**Given data**

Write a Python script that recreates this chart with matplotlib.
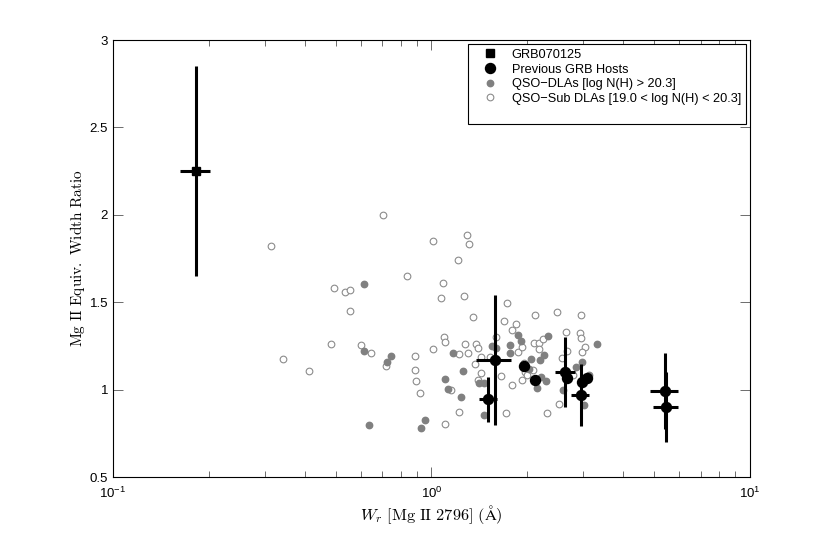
import numpy as np
import matplotlib
matplotlib.use('Agg')
import matplotlib.pyplot as plt
from matplotlib.ticker import FixedLocator, FormatStrFormatter, LogLocator

plt.rcParams['font.family'] = ['Liberation Sans', 'DejaVu Sans']
plt.rcParams['mathtext.fontset'] = 'cm'

# GRB070125
grb_x = [0.182]
grb_y = [2.25]
grb_xerr = [0.02]
grb_yerr = [0.60]

# previous GRB hosts (with error bars)
host_x = [1.51, 1.58, 2.63, 2.94, 5.41, 5.45]
host_y = [0.944, 1.169, 1.102, 0.969, 0.992, 0.900]
host_xerr = [0.10, 0.20, 0.19, 0.19, 0.55, 0.50]
host_yerr = [0.13, 0.37, 0.20, 0.18, 0.22, 0.20]
# previous GRB hosts (no error bars drawn)
host2_x = [1.95, 2.11, 2.67, 2.96, 3.08]
host2_y = [1.135, 1.055, 1.065, 1.045, 1.065]

# QSO-DLAs
dla_x = [0.615, 0.615, 0.746, 0.725, 0.635, 0.958, 0.929, 1.171, 1.256, 1.10,
         1.13, 1.235, 1.406, 1.465, 1.465, 1.545, 1.60, 1.761, 1.761, 1.875,
         1.915, 2.06, 2.02, 2.33, 3.30, 2.26, 2.19, 2.21, 2.29, 2.14,
         2.84, 2.96, 3.13, 2.59, 3.01]
dla_y = [1.606, 1.219, 1.194, 1.160, 0.796, 0.826, 0.780, 1.208, 1.106, 1.062,
         1.003, 0.958, 1.036, 1.036, 0.855, 1.251, 1.236, 1.255, 1.208, 1.312,
         1.280, 1.173, 1.116, 1.307, 1.261, 1.198, 1.169, 1.074, 1.049, 1.007,
         1.128, 1.160, 1.083, 0.998, 0.910]

# QSO-Sub DLAs
sub_x = [0.313, 0.706, 1.008, 1.29, 1.31, 1.21, 0.84, 1.09, 1.07, 1.265,
         0.494, 0.536, 0.555, 0.555, 1.353, 0.484, 0.602, 0.646, 0.343, 0.413,
         0.718, 0.887, 0.887, 0.896, 0.918, 1.008, 1.097, 1.102, 1.22, 1.27,
         1.305, 1.377, 1.396, 1.43, 1.37, 1.43, 1.396, 1.217, 1.10, 1.154,
         1.59, 1.527, 1.73, 1.685, 1.84, 1.786, 1.865, 1.92, 1.95, 1.96,
         2.0, 1.93, 1.79, 1.65, 1.72, 2.11, 2.10, 2.48, 2.94, 2.64,
         2.93, 2.95, 3.03, 2.98, 2.18, 2.24, 2.18, 2.67, 2.57, 2.08,
         2.79, 2.52, 2.30]
sub_y = [1.823, 2.000, 1.852, 1.883, 1.833, 1.740, 1.648, 1.612, 1.526, 1.537,
         1.581, 1.558, 1.572, 1.448, 1.414, 1.263, 1.255, 1.208, 1.173, 1.108,
         1.135, 1.190, 1.114, 1.049, 0.979, 1.232, 1.299, 1.271, 1.202, 1.259,
         1.209, 1.259, 1.238, 1.188, 1.146, 1.093, 1.053, 0.874, 0.803, 0.996,
         1.301, 1.188, 1.495, 1.394, 1.374, 1.341, 1.217, 1.245, 1.154, 1.102,
         1.082, 1.055, 1.025, 1.079, 0.864, 1.427, 1.268, 1.446, 1.427, 1.328,
         1.322, 1.293, 1.245, 1.217, 1.265, 1.288, 1.230, 1.222, 1.179, 1.112,
         1.083, 0.918, 0.868]

fig = plt.figure(figsize=(8.3, 5.37), dpi=100)
ax = fig.add_axes([0.136, 0.1117, 0.7676, 0.8138])

grey = '#808080'
h_sub, = ax.plot(sub_x, sub_y, 'o', mfc='white', mec='#8c8c8c', mew=0.8, ms=4.8, ls='none')
h_dla, = ax.plot(dla_x, dla_y, 'o', mfc=grey, mec=grey, ms=4.6, ls='none')

ax.errorbar(host_x, host_y, xerr=host_xerr, yerr=host_yerr, fmt='none',
            ecolor='k', elinewidth=2.2, capsize=0)
h_host, = ax.plot(host_x + host2_x, host_y + host2_y, 'o', color='k', ms=7.2, ls='none')

ax.errorbar(grb_x, grb_y, xerr=grb_xerr, yerr=grb_yerr, fmt='none',
            ecolor='k', elinewidth=2.2, capsize=0)
h_grb, = ax.plot(grb_x, grb_y, 's', color='k', ms=6, ls='none')

# blank row so the legend box has the extra space at the bottom
h_blank, = ax.plot([], [], ls='none')

ax.set_xscale('log')
ax.set_xlim(0.1, 10)
ax.set_ylim(0.5, 3)
ax.yaxis.set_major_locator(FixedLocator([0.5, 1, 1.5, 2, 2.5, 3]))
ax.yaxis.set_major_formatter(FormatStrFormatter('%g'))
ax.xaxis.set_major_locator(LogLocator(base=10, numticks=5))
ax.xaxis.set_minor_locator(LogLocator(base=10, subs=np.arange(2, 10), numticks=20))

ax.tick_params(which='both', direction='in', top=True, right=True,
               labelsize=9.5, width=0.6, color='#555555')
ax.tick_params(which='major', length=7)
ax.tick_params(which='minor', length=4)
ax.tick_params(axis='x', which='major', pad=6)
for s in ax.spines.values():
    s.set_linewidth(0.8)

ax.set_xlabel(r'$W_r\ \mathrm{[Mg\ II\ 2796]\ (\AA)}$', fontsize=11.8, labelpad=2)
ax.set_ylabel(r'$\mathrm{Mg\ II\ Equiv.\ Width\ Ratio}$', fontsize=11.0, labelpad=1.5)

leg = ax.legend([h_grb, h_host, h_dla, h_sub, h_blank],
                ['GRB070125', 'Previous GRB Hosts', 'QSO\u2212DLAs [log N(H) > 20.3]',
                 'QSO\u2212Sub DLAs [19.0 < log N(H) < 20.3]', ' '],
                loc='upper right', fontsize=9.2, fancybox=False, framealpha=1,
                edgecolor='k', borderaxespad=0.3, handletextpad=0.39,
                labelspacing=0.2, borderpad=0.4, handlelength=2.6)
leg.get_frame().set_linewidth(0.8)

plt.savefig('out.png', dpi=100)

**Exercise**
Every line above should be repeated exactly; pictures stay out of the copy.

**Reply**
Write a Python script that recreates this chart with matplotlib.
import numpy as np
import matplotlib
matplotlib.use('Agg')
import matplotlib.pyplot as plt
from matplotlib.ticker import FixedLocator, FormatStrFormatter, LogLocator

plt.rcParams['font.family'] = ['Liberation Sans', 'DejaVu Sans']
plt.rcParams['mathtext.fontset'] = 'cm'

# GRB070125
grb_x = [0.182]
grb_y = [2.25]
grb_xerr = [0.02]
grb_yerr = [0.60]

# previous GRB hosts (with error bars)
host_x = [1.51, 1.58, 2.63, 2.94, 5.41, 5.45]
host_y = [0.944, 1.169, 1.102, 0.969, 0.992, 0.900]
host_xerr = [0.10, 0.20, 0.19, 0.19, 0.55, 0.50]
host_yerr = [0.13, 0.37, 0.20, 0.18, 0.22, 0.20]
# previous GRB hosts (no error bars drawn)
host2_x = [1.95, 2.11, 2.67, 2.96, 3.08]
host2_y = [1.135, 1.055, 1.065, 1.045, 1.065]

# QSO-DLAs
dla_x = [0.615, 0.615, 0.746, 0.725, 0.635, 0.958, 0.929, 1.171, 1.256, 1.10,
         1.13, 1.235, 1.406, 1.465, 1.465, 1.545, 1.60, 1.761, 1.761, 1.875,
         1.915, 2.06, 2.02, 2.33, 3.30, 2.26, 2.19, 2.21, 2.29, 2.14,
         2.84, 2.96, 3.13, 2.59, 3.01]
dla_y = [1.606, 1.219, 1.194, 1.160, 0.796, 0.826, 0.780, 1.208, 1.106, 1.062,
         1.003, 0.958, 1.036, 1.036, 0.855, 1.251, 1.236, 1.255, 1.208, 1.312,
         1.280, 1.173, 1.116, 1.307, 1.261, 1.198, 1.169, 1.074, 1.049, 1.007,
         1.128, 1.160, 1.083, 0.998, 0.910]

# QSO-Sub DLAs
sub_x = [0.313, 0.706, 1.008, 1.29, 1.31, 1.21, 0.84, 1.09, 1.07, 1.265,
         0.494, 0.536, 0.555, 0.555, 1.353, 0.484, 0.602, 0.646, 0.343, 0.413,
         0.718, 0.887, 0.887, 0.896, 0.918, 1.008, 1.097, 1.102, 1.22, 1.27,
         1.305, 1.377, 1.396, 1.43, 1.37, 1.43, 1.396, 1.217, 1.10, 1.154,
         1.59, 1.527, 1.73, 1.685, 1.84, 1.786, 1.865, 1.92, 1.95, 1.96,
         2.0, 1.93, 1.79, 1.65, 1.72, 2.11, 2.10, 2.48, 2.94, 2.64,
         2.93, 2.95, 3.03, 2.98, 2.18, 2.24, 2.18, 2.67, 2.57, 2.08,
         2.79, 2.52, 2.30]
sub_y = [1.823, 2.000, 1.852, 1.883, 1.833, 1.740, 1.648, 1.612, 1.526, 1.537,
         1.581, 1.558, 1.572, 1.448, 1.414, 1.263, 1.255, 1.208, 1.173, 1.108,
         1.135, 1.190, 1.114, 1.049, 0.979, 1.232, 1.299, 1.271, 1.202, 1.259,
         1.209, 1.259, 1.238, 1.188, 1.146, 1.093, 1.053, 0.874, 0.803, 0.996,
         1.301, 1.188, 1.495, 1.394, 1.374, 1.341, 1.217, 1.245, 1.154, 1.102,
         1.082, 1.055, 1.025, 1.079, 0.864, 1.427, 1.268, 1.446, 1.427, 1.328,
         1.322, 1.293, 1.245, 1.217, 1.265, 1.288, 1.230, 1.222, 1.179, 1.112,
         1.083, 0.918, 0.868]

fig = plt.figure(figsize=(8.3, 5.37), dpi=100)
ax = fig.add_axes([0.136, 0.1117, 0.7676, 0.8138])

grey = '#808080'
h_sub, = ax.plot(sub_x, sub_y, 'o', mfc='white', mec='#8c8c8c', mew=0.8, ms=4.8, ls='none')
h_dla, = ax.plot(dla_x, dla_y, 'o', mfc=grey, mec=grey, ms=4.6, ls='none')

ax.errorbar(host_x, host_y, xerr=host_xerr, yerr=host_yerr, fmt='none',
            ecolor='k', elinewidth=2.2, capsize=0)
h_host, = ax.plot(host_x + host2_x, host_y + host2_y, 'o', color='k', ms=7.2, ls='none')

ax.errorbar(grb_x, grb_y, xerr=grb_xerr, yerr=grb_yerr, fmt='none',
            ecolor='k', elinewidth=2.2, capsize=0)
h_grb, = ax.plot(grb_x, grb_y, 's', color='k', ms=6, ls='none')

# blank row so the legend box has the extra space at the bottom
h_blank, = ax.plot([], [], ls='none')

ax.set_xscale('log')
ax.set_xlim(0.1, 10)
ax.set_ylim(0.5, 3)
ax.yaxis.set_major_locator(FixedLocator([0.5, 1, 1.5, 2, 2.5, 3]))
ax.yaxis.set_major_formatter(FormatStrFormatter('%g'))
ax.xaxis.set_major_locator(LogLocator(base=10, numticks=5))
ax.xaxis.set_minor_locator(LogLocator(base=10, subs=np.arange(2, 10), numticks=20))

ax.tick_params(which='both', direction='in', top=True, right=True,
               labelsize=9.5, width=0.6, color='#555555')
ax.tick_params(which='major', length=7)
ax.tick_params(which='minor', length=4)
ax.tick_params(axis='x', which='major', pad=6)
for s in ax.spines.values():
    s.set_linewidth(0.8)

ax.set_xlabel(r'$W_r\ \mathrm{[Mg\ II\ 2796]\ (\AA)}$', fontsize=11.8, labelpad=2)
ax.set_ylabel(r'$\mathrm{Mg\ II\ Equiv.\ Width\ Ratio}$', fontsize=11.0, labelpad=1.5)

leg = ax.legend([h_grb, h_host, h_dla, h_sub, h_blank],
                ['GRB070125', 'Previous GRB Hosts', 'QSO\u2212DLAs [log N(H) > 20.3]',
                 'QSO\u2212Sub DLAs [19.0 < log N(H) < 20.3]', ' '],
                loc='upper right', fontsize=9.2, fancybox=False, framealpha=1,
                edgecolor='k', borderaxespad=0.3, handletextpad=0.39,
                labelspacing=0.2, borderpad=0.4, handlelength=2.6)
leg.get_frame().set_linewidth(0.8)

plt.savefig('out.png', dpi=100)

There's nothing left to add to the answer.